In an interview with Denis Dison at Gay Politics, Steadman said his bill will list in detail the rights it will confer upon couples now denied the legal right to marry, forcing opponents to articulate exactly which rights they want to continue to deny gay Coloradans.
“I think it’s important to show what’s at stake, what rights and responsibilities most people take for granted,” he told Dison. “So my bill will detail each of those, and I’ll ask opponents to be specific about which rights they think same-sex couples don’t deserve. These aren’t special rights. These are all things most people take for granted, because they’re things families deal with at the kitchen table all the time.”
Steadman has also polled his colleagues and learned where he has to apply pressure. By his count, the bill will pass the Senate and will win a majority of votes in the House. The question is, will the new GOP leadership in the House allow the bill to get to the floor for a vote.
“I know there is majority support for this bill in the House. There are enough Republicans willing to support it, so that’s not a question. The question is whether the Speaker and his committee chairs will allow it to come to the House floor, and only they can give us that answer.”
Much has changed demographically and culturally on the ground since Coloradans passed Amendment 43 in 2006 outlawing gay marriage. More than 70 percent of Coloradans now support civil unions. As the Colorado Independent reported Monday, gay rights group OneColorado is working with a coalition of more than 60 state groups it says represent more than a half million Coloradans. As Gay Politics notes, many state newspaper editorial boards have urged lawmakers to pass civil unions legislation.
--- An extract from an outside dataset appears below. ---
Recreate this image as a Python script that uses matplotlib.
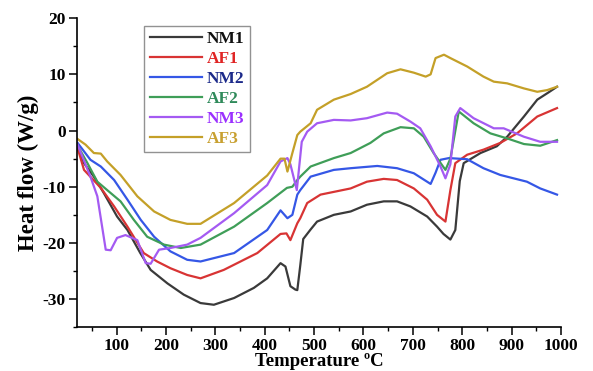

What’s more, the word “marriage” is not a factor in the bill, which in effect strips out some of the at least instinctual-level religious questions the issue raises and underlines instead basic American notions of fairness and equality under the law.
Steadman will depend on the public to lean on House leadership. OneColorado and its Strong Families Coalition will be key in that effort, organizing email and phone bank campaigns as well as lobbying efforts in local communities and in Denver. Lawmakers opposing the bill will be pressed repeatedly to make the legal case for the their stand.
The state has already passed same-sex rights bills, like the one that granted partners of state employees the right to health benefits. Steadman said the time for this bill is now and he’s not giving up.
”This is an issue whose time has come,” he told Gay Politics. “The public is ready, my colleagues are ready, and I’m going to keep proposing it until it’s done.”